Records for processing:
— start —
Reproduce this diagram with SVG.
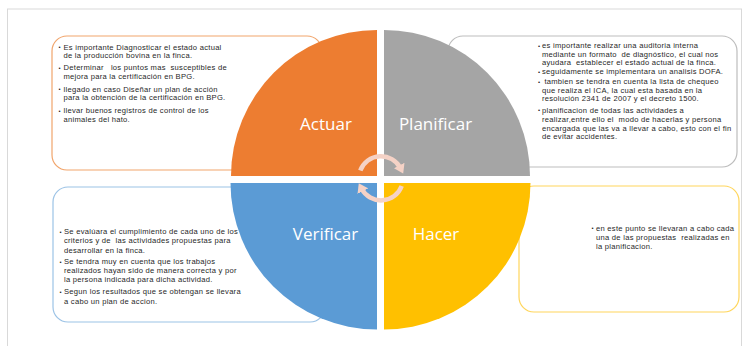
— end —
— start —
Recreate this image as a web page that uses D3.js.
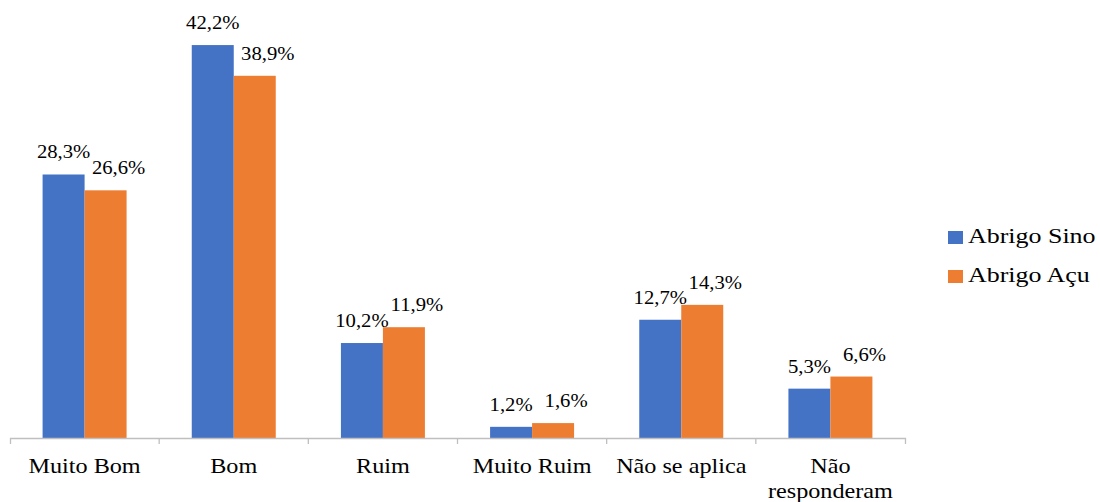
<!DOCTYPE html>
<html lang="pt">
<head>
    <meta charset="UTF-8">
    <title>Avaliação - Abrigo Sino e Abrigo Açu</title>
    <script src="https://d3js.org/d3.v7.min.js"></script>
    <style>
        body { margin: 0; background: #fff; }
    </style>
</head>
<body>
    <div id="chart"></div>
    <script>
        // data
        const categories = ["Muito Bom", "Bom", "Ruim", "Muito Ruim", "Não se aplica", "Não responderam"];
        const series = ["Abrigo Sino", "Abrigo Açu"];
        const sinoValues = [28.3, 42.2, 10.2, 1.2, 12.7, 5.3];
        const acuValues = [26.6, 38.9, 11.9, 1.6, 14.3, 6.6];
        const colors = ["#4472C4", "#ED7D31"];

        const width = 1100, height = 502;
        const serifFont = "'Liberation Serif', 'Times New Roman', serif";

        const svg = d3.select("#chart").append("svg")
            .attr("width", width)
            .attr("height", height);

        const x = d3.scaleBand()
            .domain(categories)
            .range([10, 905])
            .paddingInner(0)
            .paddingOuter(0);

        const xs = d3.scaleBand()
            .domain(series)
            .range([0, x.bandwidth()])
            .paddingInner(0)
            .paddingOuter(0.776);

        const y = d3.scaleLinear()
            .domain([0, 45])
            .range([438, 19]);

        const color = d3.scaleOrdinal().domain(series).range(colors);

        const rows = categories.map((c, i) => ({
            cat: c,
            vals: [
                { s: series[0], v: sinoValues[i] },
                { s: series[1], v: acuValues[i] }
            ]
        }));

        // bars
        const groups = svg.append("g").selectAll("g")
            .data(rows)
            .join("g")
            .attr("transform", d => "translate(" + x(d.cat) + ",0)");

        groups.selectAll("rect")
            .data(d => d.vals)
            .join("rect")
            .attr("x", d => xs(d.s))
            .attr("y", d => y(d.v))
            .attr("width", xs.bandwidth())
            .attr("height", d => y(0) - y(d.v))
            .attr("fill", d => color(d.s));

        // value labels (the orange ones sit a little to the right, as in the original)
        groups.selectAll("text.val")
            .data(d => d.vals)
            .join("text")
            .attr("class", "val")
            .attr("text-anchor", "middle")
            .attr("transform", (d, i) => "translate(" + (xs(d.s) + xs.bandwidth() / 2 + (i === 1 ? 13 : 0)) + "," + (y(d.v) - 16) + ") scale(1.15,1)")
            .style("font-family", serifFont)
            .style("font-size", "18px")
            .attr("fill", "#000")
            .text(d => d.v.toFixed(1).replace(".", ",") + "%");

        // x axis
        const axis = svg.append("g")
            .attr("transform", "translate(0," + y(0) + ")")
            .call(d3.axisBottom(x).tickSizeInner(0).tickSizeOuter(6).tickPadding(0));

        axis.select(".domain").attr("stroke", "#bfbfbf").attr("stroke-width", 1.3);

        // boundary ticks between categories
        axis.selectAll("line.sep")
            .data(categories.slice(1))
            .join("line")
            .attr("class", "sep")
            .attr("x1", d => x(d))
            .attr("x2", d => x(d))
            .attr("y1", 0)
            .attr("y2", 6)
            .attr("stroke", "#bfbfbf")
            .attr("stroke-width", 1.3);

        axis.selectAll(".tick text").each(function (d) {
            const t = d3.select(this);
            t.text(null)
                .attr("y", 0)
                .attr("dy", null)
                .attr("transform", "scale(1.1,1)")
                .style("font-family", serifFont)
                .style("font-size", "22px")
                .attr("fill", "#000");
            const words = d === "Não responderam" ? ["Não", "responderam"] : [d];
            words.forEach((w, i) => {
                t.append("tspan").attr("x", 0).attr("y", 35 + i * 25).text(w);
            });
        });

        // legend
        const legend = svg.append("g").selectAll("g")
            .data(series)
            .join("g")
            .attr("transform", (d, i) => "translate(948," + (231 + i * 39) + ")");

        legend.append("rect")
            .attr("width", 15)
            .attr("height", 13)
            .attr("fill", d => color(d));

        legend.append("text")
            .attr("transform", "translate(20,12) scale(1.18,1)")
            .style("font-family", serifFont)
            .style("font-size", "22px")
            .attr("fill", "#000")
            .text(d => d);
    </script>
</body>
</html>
— end —
Set problem:
For the listing above, identify each line bearing "this".

Task output:
Reproduce this diagram with SVG.
Recreate this image as a web page that uses D3.js.
            const t = d3.select(this);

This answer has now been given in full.